Tuesday, April 19, 2011

Highlights from the Round Tower

Copenhagen's Round Tower, or Rundetaarn, was built by King Christian IV between 1637 and 1642. In a spectacular piece of gifted forsight, the tower was designed without steps, so as to encourage this lazy American to walk up to the top. Danish efficiency at its finest - it's even easier to write about: "I walked to the top of the tower" versus "I climbed three-hundred-seventy steps to the top of the tower."

Imposing on the outside...
...a gently climbing stroll on the inside.
Once at the top, you are treated to a wonderful view of the city of Copenhagen. The "skyline," if you can call it that as there are no skyscrapers, is quite different from anything you're likely to see in the States in height, shape, and even color, thanks to the many tiled rooftops.

Copenhagen from above...
...or a view from the Wonka-vator.
The Tower is actually part of a complex which includes a church, a library and Europe's oldest functioning observatory. Interesting bit of trivia which is glossed over on the Tower's website: the observatory was actually built as a result of Christian IV's fued with Denmark's most famous astronomer Tycho Brahe over scientific methodologies and alchemy. After Brahe's death, the king had his observatories demolished, leaving Copenhagen's university students and scholars without a place to practice astronomy. Under the guidance of his own astronomer and one of Brahe's former colleagues, Christian IV established what is, today, one of Denmark's top tourist attractions. [Official version: "He got into trouble with the new king, Christian IV, in 1597, and left Denmark. In 1599 he became court astronomer in Prague, but in 1601 he died."]

More interesting trivia: A piece of Tycho Brahe's burial cloth from his final resting place in Prague is displayed among the Round Tower's artifacts. A modern day apology? An "I told you so" from the grave?

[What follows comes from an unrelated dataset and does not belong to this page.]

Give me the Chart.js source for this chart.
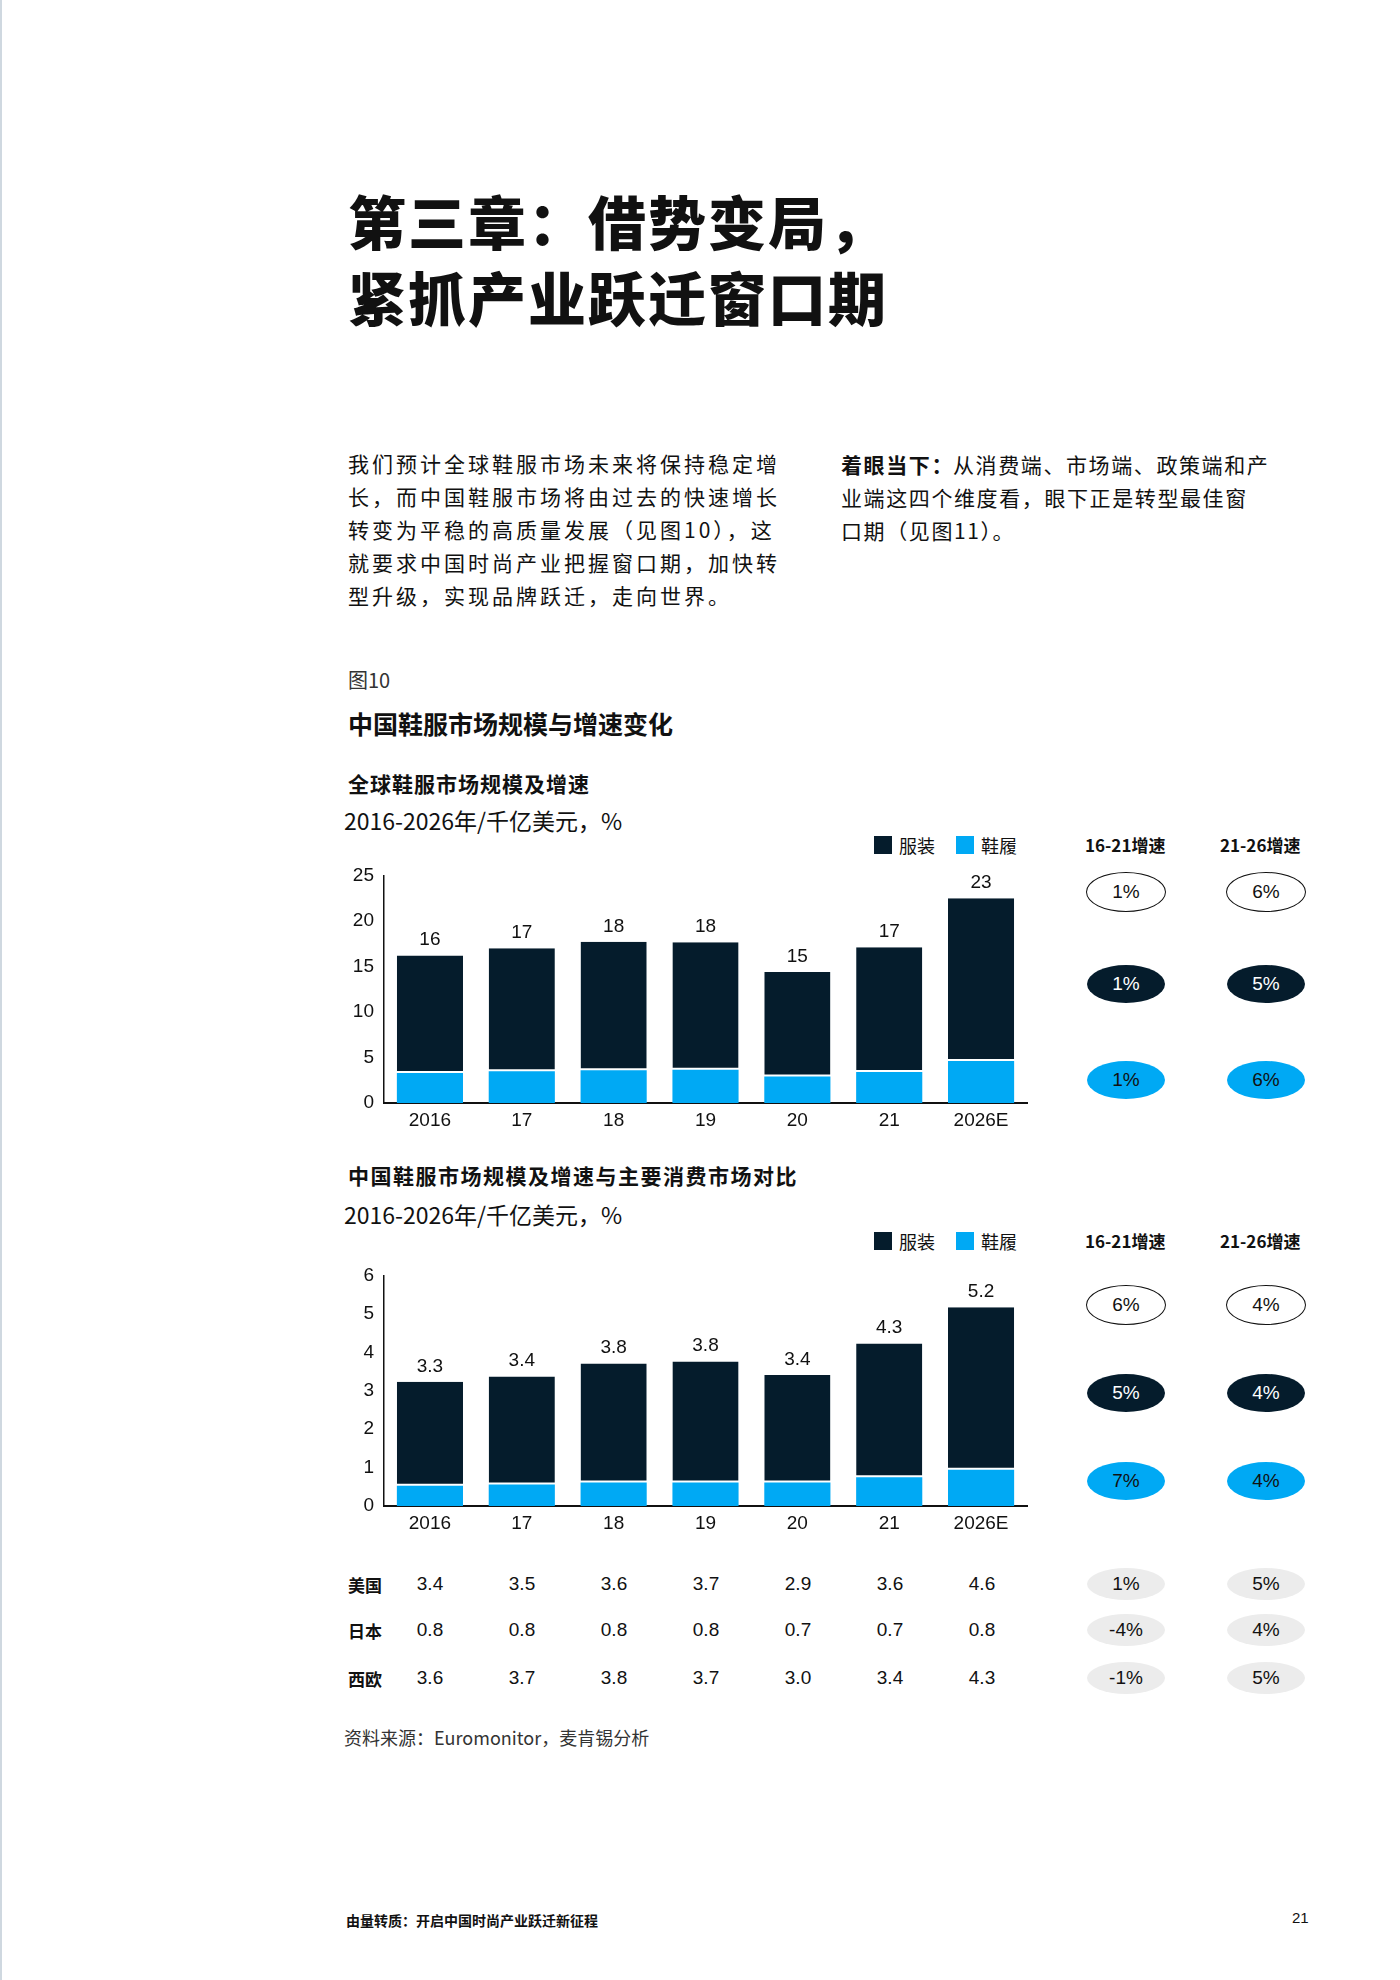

Be thankful for modern convenience.
At the top of the Round Tower, I encountered yet another instance of Danish loveliness and a reminder of the loss of niceties conducted without a second thought in America. While I was on my tourist expedition, a group of school children shared the view from the top of the Tower with me. It was a rather chilly, dreary, rainy day to be visiting and I felt a little sorry for the kids. That is until their teacher lined them up and procured a large thermos of hot chocolate which he proceeded to dole out. Then I just felt sorry for myself!